— BEGIN —

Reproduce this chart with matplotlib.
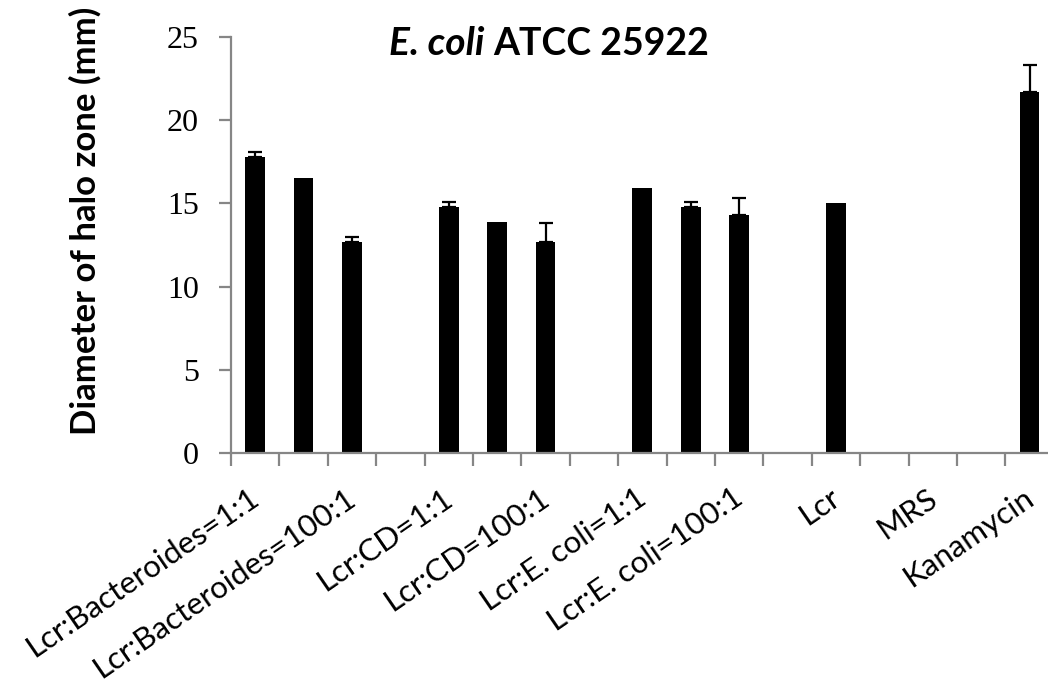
import numpy as np
import matplotlib
matplotlib.use("Agg")
import matplotlib.pyplot as plt
from matplotlib.transforms import ScaledTranslation

# 17 slots as in the source sheet, blank rows left empty
categories = ["Lcr:Bacteroides=1:1", "Lcr:Bacteroides=10:1", "Lcr:Bacteroides=100:1", "",
              "Lcr:CD=1:1", "Lcr:CD=10:1", "Lcr:CD=100:1", "",
              "Lcr:E. coli=1:1", "Lcr:E. coli=10:1", "Lcr:E. coli=100:1", "",
              "Lcr", "", "MRS", "", "Kanamycin"]
halo = [17.8, 16.5, 12.7, np.nan, 14.8, 13.9, 12.7, np.nan,
        15.9, 14.8, 14.3, np.nan, 15.0, np.nan, 0.0, np.nan, 21.7]
halo_err = [0.3, 0.0, 0.3, np.nan, 0.3, 0.0, 1.1, np.nan,
            0.0, 0.3, 1.0, np.nan, 0.0, np.nan, 0.0, np.nan, 1.6]
yticks = [0, 5, 10, 15, 20, 25]

grey = "#868686"
x = np.arange(len(categories))

fig = plt.figure(figsize=(10.48, 6.88), dpi=100)
ax = fig.add_axes([0.2204, 0.3416, 0.7851, 0.6047])

ax.bar(x, halo, width=0.41, color="black", zorder=2)

# only upper error bars, skip the ones that are zero
has_err = np.nan_to_num(halo_err) > 0
xe = x[has_err]
ye = np.array(halo)[has_err]
ee = np.array(halo_err)[has_err]
ax.errorbar(xe, ye, yerr=[np.zeros_like(ee), ee], fmt="none", ecolor="black",
            elinewidth=1.6, capsize=5, capthick=1.6, zorder=3)

ax.set_xlim(-0.5, len(categories) - 0.5)
ax.set_ylim(0, 25)

for s in ["top", "right"]:
    ax.spines[s].set_visible(False)
for s in ["left", "bottom"]:
    ax.spines[s].set_color(grey)
    ax.spines[s].set_linewidth(1.6)

ax.set_yticks(yticks)
ax.set_yticklabels([str(v) for v in yticks], family="Liberation Serif", fontsize=23)
ax.tick_params(axis="y", direction="out", length=9, width=1.6, color=grey, pad=14)

ax.set_xticks(np.arange(-0.5, len(categories), 1.0))
ax.set_xticklabels([])
ax.tick_params(axis="x", which="major", direction="out", length=9.5, width=1.6, color=grey)

ax.set_xticks(x[::2], minor=True)
ax.set_xticklabels(categories[::2], minor=True, family="Lato", fontsize=22.5)
ax.tick_params(axis="x", which="minor", length=0, pad=22)
shift = ScaledTranslation(-7 / 100, 0, fig.dpi_scale_trans)
for lab in ax.get_xticklabels(minor=True):
    lab.set_rotation(34.5)
    lab.set_ha("right")
    lab.set_va("top")
    lab.set_rotation_mode("anchor")
    lab.set_transform(lab.get_transform() + shift)

fig.text(85 / 1048, 1 - 221 / 688, "Diameter of halo zone (mm)", rotation=90,
         ha="center", va="center", family="Lato", fontweight="bold", fontsize=25)

fig.text(484 / 1048, 1 - 55 / 688, "E. coli", ha="right", va="baseline",
         family="Lato", fontweight="bold", fontstyle="italic", fontsize=28)
fig.text(493 / 1048, 1 - 55 / 688, "ATCC 25922", ha="left", va="baseline",
         family="Lato", fontweight="bold", fontsize=27)

fig.savefig("out.png", dpi=100)
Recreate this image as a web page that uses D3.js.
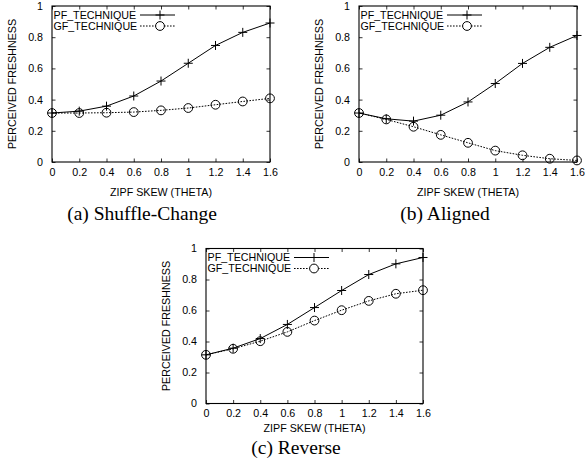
<!DOCTYPE html>
<html>
<head>
<meta charset="utf-8">
<script src="https://cdn.jsdelivr.net/npm/d3@7"></script>
<style>
body{margin:0;background:#fff;}
svg{display:block;}
.tick text,.lab{font-family:"Liberation Sans",Arial,sans-serif;font-size:10.7px;fill:#000;}
.cap{font-family:"Liberation Serif","Times New Roman",Times,serif;font-size:19.5px;fill:#000;}
</style>
</head>
<body>
<svg id="fig"></svg>
<script>
// data
var thetas = [0,0.2,0.4,0.6,0.8,1.0,1.2,1.4,1.6]
var yTicks = [0,0.2,0.4,0.6,0.8,1]
var seriesNames = ["PF_TECHNIQUE","GF_TECHNIQUE"]

var pfShuffle = [0.314,0.326,0.358,0.423,0.519,0.633,0.747,0.831,0.891]
var gfShuffle = [0.314,0.314,0.316,0.320,0.331,0.346,0.367,0.388,0.408]
var pfAligned = [0.314,0.277,0.262,0.300,0.385,0.503,0.632,0.735,0.811]
var gfAligned = [0.314,0.273,0.226,0.174,0.123,0.073,0.043,0.021,0.010]
var pfReverse = [0.314,0.357,0.419,0.510,0.619,0.729,0.832,0.901,0.942]
var gfReverse = [0.314,0.353,0.402,0.462,0.535,0.602,0.662,0.708,0.731]

var captions = ["(a) Shuffle-Change","(b) Aligned","(c) Reverse"]

var svg = d3.select("#fig").attr("width",585).attr("height",466)

var panels = [
    {cap:captions[0],pf:pfShuffle,gf:gfShuffle,left:52,top:6,w:218,h:156,titleDy:34,capDy:58,capX:142},
    {cap:captions[1],pf:pfAligned,gf:gfAligned,left:359,top:6,w:218,h:156,titleDy:34,capDy:58,capX:445},
    {cap:captions[2],pf:pfReverse,gf:gfReverse,left:206,top:248.5,w:217,h:155,titleDy:28,capDy:50,capX:296}
]

var fmt = d3.format("~g")

var drawPanel = function(p)
{
    var xScale = d3.scaleLinear().domain([0,1.6]).range([0,p.w])
    var yScale = d3.scaleLinear().domain([0,1]).range([p.h,0])

    var g = svg.append("g")
        .attr("transform","translate("+p.left+","+p.top+")")

    // axes, ticks pointing inward, mirrored on the other side
    var xAxis = d3.axisBottom(xScale).tickValues(thetas).tickFormat(fmt)
        .tickSizeInner(-3.5).tickSizeOuter(0).tickPadding(6)
    var yAxis = d3.axisLeft(yScale).tickValues(yTicks).tickFormat(fmt)
        .tickSizeInner(-3.5).tickSizeOuter(0).tickPadding(9)

    var gx = g.append("g").attr("transform","translate(0,"+p.h+")").call(xAxis)
    var gy = g.append("g").call(yAxis)
    g.append("g").call(d3.axisTop(xScale).tickValues(thetas).tickFormat("")
        .tickSizeInner(-3.5).tickSizeOuter(0))
    g.append("g").attr("transform","translate("+p.w+",0)")
        .call(d3.axisRight(yScale).tickValues(yTicks).tickFormat("")
        .tickSizeInner(-3.5).tickSizeOuter(0))
    g.selectAll(".domain").remove()
    g.selectAll(".tick line").attr("stroke","#000").attr("stroke-width",0.8)
    gx.selectAll(".tick text").attr("dy","0.71em")

    g.append("rect")
        .attr("width",p.w).attr("height",p.h)
        .attr("fill","none").attr("stroke","#000").attr("stroke-width",1.1)

    // labels
    g.append("text").classed("lab",true)
        .text("ZIPF SKEW (THETA)")
        .attr("text-anchor","middle")
        .attr("x",p.w/2).attr("y",p.h+p.titleDy)
    g.append("g")
        .attr("transform","translate(-36,"+(p.h/2)+")")
        .append("text").classed("lab",true)
        .text("PERCEIVED FRESHNESS")
        .attr("text-anchor","middle")
        .attr("transform","rotate(270)")
    svg.append("text").classed("cap",true)
        .text(p.cap)
        .attr("text-anchor","middle")
        .attr("x",p.capX).attr("y",p.top+p.h+p.capDy)

    var line = d3.line()
        .x(function(d,i){return xScale(thetas[i])})
        .y(function(d){return yScale(d)})

    // GF first so PF draws on top
    g.append("path").datum(p.gf).attr("d",line)
        .attr("fill","none").attr("stroke","#000").attr("stroke-width",1)
        .attr("stroke-dasharray","1.6,1.4")
    g.append("path").datum(p.pf).attr("d",line)
        .attr("fill","none").attr("stroke","#000").attr("stroke-width",1)

    g.selectAll("circle.gf").data(p.gf).enter()
        .append("circle").classed("gf",true)
        .attr("cx",function(d,i){return xScale(thetas[i])})
        .attr("cy",function(d){return yScale(d)})
        .attr("r",4.4)
        .attr("fill","none").attr("stroke","#000").attr("stroke-width",1)

    var plus = function(sel,x,y)
    {
        sel.append("path")
            .attr("d","M"+(x-4.5)+","+y+"H"+(x+4.5)+"M"+x+","+(y-4.5)+"V"+(y+4.5))
            .attr("stroke","#000").attr("stroke-width",1)
    }
    p.pf.forEach(function(d,i){ plus(g,xScale(thetas[i]),yScale(d)) })

    // legend
    var leg = g.append("g")
    leg.append("text").classed("lab",true).text(seriesNames[0])
        .attr("x",1.5).attr("y",12.8)
    leg.append("text").classed("lab",true).text(seriesNames[1])
        .attr("x",1.5).attr("y",23.8)
    leg.append("line").attr("x1",88).attr("x2",123).attr("y1",9).attr("y2",9)
        .attr("stroke","#000").attr("stroke-width",1)
    plus(leg,108,9)
    leg.append("line").attr("x1",88).attr("x2",123).attr("y1",20).attr("y2",20)
        .attr("stroke","#000").attr("stroke-width",1).attr("stroke-dasharray","1.6,1.4")
    leg.append("circle").attr("cx",108).attr("cy",20).attr("r",4.4)
        .attr("fill","#fff").attr("stroke","#000").attr("stroke-width",1)
}

panels.forEach(drawPanel)
</script>
</body>
</html>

— END —

# Task requirements
From the first line of the listing above, repeat every line through the one holding "width=1.6, color=grey, pad=14)". Both ends count, and pictures stay out.

# Response to this exercise
Reproduce this chart with matplotlib.
import numpy as np
import matplotlib
matplotlib.use("Agg")
import matplotlib.pyplot as plt
from matplotlib.transforms import ScaledTranslation

# 17 slots as in the source sheet, blank rows left empty
categories = ["Lcr:Bacteroides=1:1", "Lcr:Bacteroides=10:1", "Lcr:Bacteroides=100:1", "",
              "Lcr:CD=1:1", "Lcr:CD=10:1", "Lcr:CD=100:1", "",
              "Lcr:E. coli=1:1", "Lcr:E. coli=10:1", "Lcr:E. coli=100:1", "",
              "Lcr", "", "MRS", "", "Kanamycin"]
halo = [17.8, 16.5, 12.7, np.nan, 14.8, 13.9, 12.7, np.nan,
        15.9, 14.8, 14.3, np.nan, 15.0, np.nan, 0.0, np.nan, 21.7]
halo_err = [0.3, 0.0, 0.3, np.nan, 0.3, 0.0, 1.1, np.nan,
            0.0, 0.3, 1.0, np.nan, 0.0, np.nan, 0.0, np.nan, 1.6]
yticks = [0, 5, 10, 15, 20, 25]

grey = "#868686"
x = np.arange(len(categories))

fig = plt.figure(figsize=(10.48, 6.88), dpi=100)
ax = fig.add_axes([0.2204, 0.3416, 0.7851, 0.6047])

ax.bar(x, halo, width=0.41, color="black", zorder=2)

# only upper error bars, skip the ones that are zero
has_err = np.nan_to_num(halo_err) > 0
xe = x[has_err]
ye = np.array(halo)[has_err]
ee = np.array(halo_err)[has_err]
ax.errorbar(xe, ye, yerr=[np.zeros_like(ee), ee], fmt="none", ecolor="black",
            elinewidth=1.6, capsize=5, capthick=1.6, zorder=3)

ax.set_xlim(-0.5, len(categories) - 0.5)
ax.set_ylim(0, 25)

for s in ["top", "right"]:
    ax.spines[s].set_visible(False)
for s in ["left", "bottom"]:
    ax.spines[s].set_color(grey)
    ax.spines[s].set_linewidth(1.6)

ax.set_yticks(yticks)
ax.set_yticklabels([str(v) for v in yticks], family="Liberation Serif", fontsize=23)
ax.tick_params(axis="y", direction="out", length=9, width=1.6, color=grey, pad=14)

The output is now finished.